# RECORDED DATA:
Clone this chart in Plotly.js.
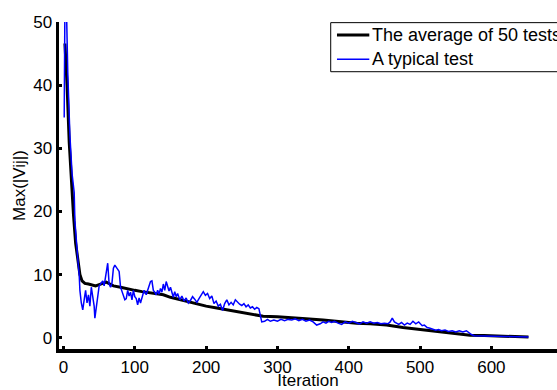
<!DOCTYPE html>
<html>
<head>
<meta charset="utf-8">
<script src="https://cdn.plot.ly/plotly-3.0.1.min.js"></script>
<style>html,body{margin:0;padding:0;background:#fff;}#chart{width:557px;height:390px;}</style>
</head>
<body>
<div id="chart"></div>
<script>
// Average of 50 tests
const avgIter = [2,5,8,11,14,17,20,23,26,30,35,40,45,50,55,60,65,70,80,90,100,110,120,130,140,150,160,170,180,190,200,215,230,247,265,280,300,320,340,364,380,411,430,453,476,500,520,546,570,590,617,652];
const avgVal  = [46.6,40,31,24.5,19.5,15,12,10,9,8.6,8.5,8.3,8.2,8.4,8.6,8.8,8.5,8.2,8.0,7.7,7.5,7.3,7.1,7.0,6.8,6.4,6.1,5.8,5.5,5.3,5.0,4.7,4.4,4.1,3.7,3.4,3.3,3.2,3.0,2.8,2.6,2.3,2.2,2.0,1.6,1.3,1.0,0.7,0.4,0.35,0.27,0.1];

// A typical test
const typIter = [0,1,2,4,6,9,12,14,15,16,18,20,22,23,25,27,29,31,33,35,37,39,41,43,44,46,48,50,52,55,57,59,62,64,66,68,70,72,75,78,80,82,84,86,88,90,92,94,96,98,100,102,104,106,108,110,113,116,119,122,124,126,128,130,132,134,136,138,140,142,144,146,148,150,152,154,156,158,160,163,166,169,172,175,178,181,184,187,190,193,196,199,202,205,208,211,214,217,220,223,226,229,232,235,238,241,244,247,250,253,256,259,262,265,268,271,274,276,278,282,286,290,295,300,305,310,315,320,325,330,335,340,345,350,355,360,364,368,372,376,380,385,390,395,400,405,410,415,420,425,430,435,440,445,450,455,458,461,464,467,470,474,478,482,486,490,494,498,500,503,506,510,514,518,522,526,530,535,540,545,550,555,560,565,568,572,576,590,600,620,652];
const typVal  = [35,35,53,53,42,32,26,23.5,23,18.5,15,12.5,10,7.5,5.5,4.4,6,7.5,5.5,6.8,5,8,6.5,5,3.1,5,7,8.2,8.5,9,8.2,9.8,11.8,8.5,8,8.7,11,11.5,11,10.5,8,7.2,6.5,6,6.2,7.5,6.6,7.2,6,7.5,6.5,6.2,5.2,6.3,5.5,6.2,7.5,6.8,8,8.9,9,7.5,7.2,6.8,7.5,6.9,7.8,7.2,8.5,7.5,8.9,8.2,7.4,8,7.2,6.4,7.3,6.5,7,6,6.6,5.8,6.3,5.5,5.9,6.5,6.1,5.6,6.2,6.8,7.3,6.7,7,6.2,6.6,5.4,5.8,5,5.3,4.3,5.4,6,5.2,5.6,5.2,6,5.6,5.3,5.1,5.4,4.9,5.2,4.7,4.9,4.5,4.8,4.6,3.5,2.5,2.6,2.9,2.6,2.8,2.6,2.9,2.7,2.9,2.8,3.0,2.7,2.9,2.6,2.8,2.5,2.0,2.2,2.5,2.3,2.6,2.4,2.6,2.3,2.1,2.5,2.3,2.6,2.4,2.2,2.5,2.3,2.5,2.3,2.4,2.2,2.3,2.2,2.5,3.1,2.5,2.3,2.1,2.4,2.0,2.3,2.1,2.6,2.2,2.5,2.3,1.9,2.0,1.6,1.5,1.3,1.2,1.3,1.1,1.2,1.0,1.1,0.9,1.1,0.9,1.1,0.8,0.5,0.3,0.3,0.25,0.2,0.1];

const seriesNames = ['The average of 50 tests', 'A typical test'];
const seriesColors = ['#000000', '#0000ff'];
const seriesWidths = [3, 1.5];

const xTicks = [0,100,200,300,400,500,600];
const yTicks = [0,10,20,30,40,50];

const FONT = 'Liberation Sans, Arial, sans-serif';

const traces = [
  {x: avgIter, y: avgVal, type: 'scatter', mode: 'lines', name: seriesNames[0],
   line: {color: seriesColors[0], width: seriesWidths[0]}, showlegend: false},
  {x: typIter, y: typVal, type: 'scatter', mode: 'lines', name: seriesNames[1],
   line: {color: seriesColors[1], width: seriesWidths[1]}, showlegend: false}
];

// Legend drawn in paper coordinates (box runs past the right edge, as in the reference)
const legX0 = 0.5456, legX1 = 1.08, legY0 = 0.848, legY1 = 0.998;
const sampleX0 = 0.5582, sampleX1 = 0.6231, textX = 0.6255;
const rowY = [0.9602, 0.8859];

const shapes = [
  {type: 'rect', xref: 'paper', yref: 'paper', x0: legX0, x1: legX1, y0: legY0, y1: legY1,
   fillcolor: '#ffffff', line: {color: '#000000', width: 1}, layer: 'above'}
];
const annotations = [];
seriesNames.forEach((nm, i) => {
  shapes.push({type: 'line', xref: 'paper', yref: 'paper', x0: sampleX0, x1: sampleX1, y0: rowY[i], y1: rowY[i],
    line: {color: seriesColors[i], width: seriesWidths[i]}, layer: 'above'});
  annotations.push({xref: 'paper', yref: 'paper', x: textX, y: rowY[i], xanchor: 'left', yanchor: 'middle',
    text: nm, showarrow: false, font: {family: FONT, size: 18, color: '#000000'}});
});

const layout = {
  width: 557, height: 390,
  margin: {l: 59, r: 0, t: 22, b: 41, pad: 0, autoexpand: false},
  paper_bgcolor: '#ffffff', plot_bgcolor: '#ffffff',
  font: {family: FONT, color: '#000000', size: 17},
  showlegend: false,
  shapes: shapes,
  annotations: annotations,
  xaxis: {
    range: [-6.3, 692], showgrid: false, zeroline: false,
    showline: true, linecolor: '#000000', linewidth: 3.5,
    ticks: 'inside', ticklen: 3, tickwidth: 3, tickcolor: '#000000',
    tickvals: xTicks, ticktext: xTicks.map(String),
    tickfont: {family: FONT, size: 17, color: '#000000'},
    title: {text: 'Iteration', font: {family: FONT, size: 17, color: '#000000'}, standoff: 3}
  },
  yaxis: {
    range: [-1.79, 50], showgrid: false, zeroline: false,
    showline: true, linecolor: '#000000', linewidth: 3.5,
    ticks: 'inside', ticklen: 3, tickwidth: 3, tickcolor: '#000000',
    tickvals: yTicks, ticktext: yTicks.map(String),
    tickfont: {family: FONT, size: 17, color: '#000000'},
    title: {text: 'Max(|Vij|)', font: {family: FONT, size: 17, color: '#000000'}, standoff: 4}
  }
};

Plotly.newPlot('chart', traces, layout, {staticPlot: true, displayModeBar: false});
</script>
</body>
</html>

# GIVEN REQUEST:
All of the material above is to be copied exactly, except for its images.

# FINAL RESULT:
Clone this chart in Plotly.js.
<!DOCTYPE html>
<html>
<head>
<meta charset="utf-8">
<script src="https://cdn.plot.ly/plotly-3.0.1.min.js"></script>
<style>html,body{margin:0;padding:0;background:#fff;}#chart{width:557px;height:390px;}</style>
</head>
<body>
<div id="chart"></div>
<script>
// Average of 50 tests
const avgIter = [2,5,8,11,14,17,20,23,26,30,35,40,45,50,55,60,65,70,80,90,100,110,120,130,140,150,160,170,180,190,200,215,230,247,265,280,300,320,340,364,380,411,430,453,476,500,520,546,570,590,617,652];
const avgVal  = [46.6,40,31,24.5,19.5,15,12,10,9,8.6,8.5,8.3,8.2,8.4,8.6,8.8,8.5,8.2,8.0,7.7,7.5,7.3,7.1,7.0,6.8,6.4,6.1,5.8,5.5,5.3,5.0,4.7,4.4,4.1,3.7,3.4,3.3,3.2,3.0,2.8,2.6,2.3,2.2,2.0,1.6,1.3,1.0,0.7,0.4,0.35,0.27,0.1];

// A typical test
const typIter = [0,1,2,4,6,9,12,14,15,16,18,20,22,23,25,27,29,31,33,35,37,39,41,43,44,46,48,50,52,55,57,59,62,64,66,68,70,72,75,78,80,82,84,86,88,90,92,94,96,98,100,102,104,106,108,110,113,116,119,122,124,126,128,130,132,134,136,138,140,142,144,146,148,150,152,154,156,158,160,163,166,169,172,175,178,181,184,187,190,193,196,199,202,205,208,211,214,217,220,223,226,229,232,235,238,241,244,247,250,253,256,259,262,265,268,271,274,276,278,282,286,290,295,300,305,310,315,320,325,330,335,340,345,350,355,360,364,368,372,376,380,385,390,395,400,405,410,415,420,425,430,435,440,445,450,455,458,461,464,467,470,474,478,482,486,490,494,498,500,503,506,510,514,518,522,526,530,535,540,545,550,555,560,565,568,572,576,590,600,620,652];
const typVal  = [35,35,53,53,42,32,26,23.5,23,18.5,15,12.5,10,7.5,5.5,4.4,6,7.5,5.5,6.8,5,8,6.5,5,3.1,5,7,8.2,8.5,9,8.2,9.8,11.8,8.5,8,8.7,11,11.5,11,10.5,8,7.2,6.5,6,6.2,7.5,6.6,7.2,6,7.5,6.5,6.2,5.2,6.3,5.5,6.2,7.5,6.8,8,8.9,9,7.5,7.2,6.8,7.5,6.9,7.8,7.2,8.5,7.5,8.9,8.2,7.4,8,7.2,6.4,7.3,6.5,7,6,6.6,5.8,6.3,5.5,5.9,6.5,6.1,5.6,6.2,6.8,7.3,6.7,7,6.2,6.6,5.4,5.8,5,5.3,4.3,5.4,6,5.2,5.6,5.2,6,5.6,5.3,5.1,5.4,4.9,5.2,4.7,4.9,4.5,4.8,4.6,3.5,2.5,2.6,2.9,2.6,2.8,2.6,2.9,2.7,2.9,2.8,3.0,2.7,2.9,2.6,2.8,2.5,2.0,2.2,2.5,2.3,2.6,2.4,2.6,2.3,2.1,2.5,2.3,2.6,2.4,2.2,2.5,2.3,2.5,2.3,2.4,2.2,2.3,2.2,2.5,3.1,2.5,2.3,2.1,2.4,2.0,2.3,2.1,2.6,2.2,2.5,2.3,1.9,2.0,1.6,1.5,1.3,1.2,1.3,1.1,1.2,1.0,1.1,0.9,1.1,0.9,1.1,0.8,0.5,0.3,0.3,0.25,0.2,0.1];

const seriesNames = ['The average of 50 tests', 'A typical test'];
const seriesColors = ['#000000', '#0000ff'];
const seriesWidths = [3, 1.5];

const xTicks = [0,100,200,300,400,500,600];
const yTicks = [0,10,20,30,40,50];

const FONT = 'Liberation Sans, Arial, sans-serif';

const traces = [
  {x: avgIter, y: avgVal, type: 'scatter', mode: 'lines', name: seriesNames[0],
   line: {color: seriesColors[0], width: seriesWidths[0]}, showlegend: false},
  {x: typIter, y: typVal, type: 'scatter', mode: 'lines', name: seriesNames[1],
   line: {color: seriesColors[1], width: seriesWidths[1]}, showlegend: false}
];

// Legend drawn in paper coordinates (box runs past the right edge, as in the reference)
const legX0 = 0.5456, legX1 = 1.08, legY0 = 0.848, legY1 = 0.998;
const sampleX0 = 0.5582, sampleX1 = 0.6231, textX = 0.6255;
const rowY = [0.9602, 0.8859];

const shapes = [
  {type: 'rect', xref: 'paper', yref: 'paper', x0: legX0, x1: legX1, y0: legY0, y1: legY1,
   fillcolor: '#ffffff', line: {color: '#000000', width: 1}, layer: 'above'}
];
const annotations = [];
seriesNames.forEach((nm, i) => {
  shapes.push({type: 'line', xref: 'paper', yref: 'paper', x0: sampleX0, x1: sampleX1, y0: rowY[i], y1: rowY[i],
    line: {color: seriesColors[i], width: seriesWidths[i]}, layer: 'above'});
  annotations.push({xref: 'paper', yref: 'paper', x: textX, y: rowY[i], xanchor: 'left', yanchor: 'middle',
    text: nm, showarrow: false, font: {family: FONT, size: 18, color: '#000000'}});
});

const layout = {
  width: 557, height: 390,
  margin: {l: 59, r: 0, t: 22, b: 41, pad: 0, autoexpand: false},
  paper_bgcolor: '#ffffff', plot_bgcolor: '#ffffff',
  font: {family: FONT, color: '#000000', size: 17},
  showlegend: false,
  shapes: shapes,
  annotations: annotations,
  xaxis: {
    range: [-6.3, 692], showgrid: false, zeroline: false,
    showline: true, linecolor: '#000000', linewidth: 3.5,
    ticks: 'inside', ticklen: 3, tickwidth: 3, tickcolor: '#000000',
    tickvals: xTicks, ticktext: xTicks.map(String),
    tickfont: {family: FONT, size: 17, color: '#000000'},
    title: {text: 'Iteration', font: {family: FONT, size: 17, color: '#000000'}, standoff: 3}
  },
  yaxis: {
    range: [-1.79, 50], showgrid: false, zeroline: false,
    showline: true, linecolor: '#000000', linewidth: 3.5,
    ticks: 'inside', ticklen: 3, tickwidth: 3, tickcolor: '#000000',
    tickvals: yTicks, ticktext: yTicks.map(String),
    tickfont: {family: FONT, size: 17, color: '#000000'},
    title: {text: 'Max(|Vij|)', font: {family: FONT, size: 17, color: '#000000'}, standoff: 4}
  }
};

Plotly.newPlot('chart', traces, layout, {staticPlot: true, displayModeBar: false});
</script>
</body>
</html>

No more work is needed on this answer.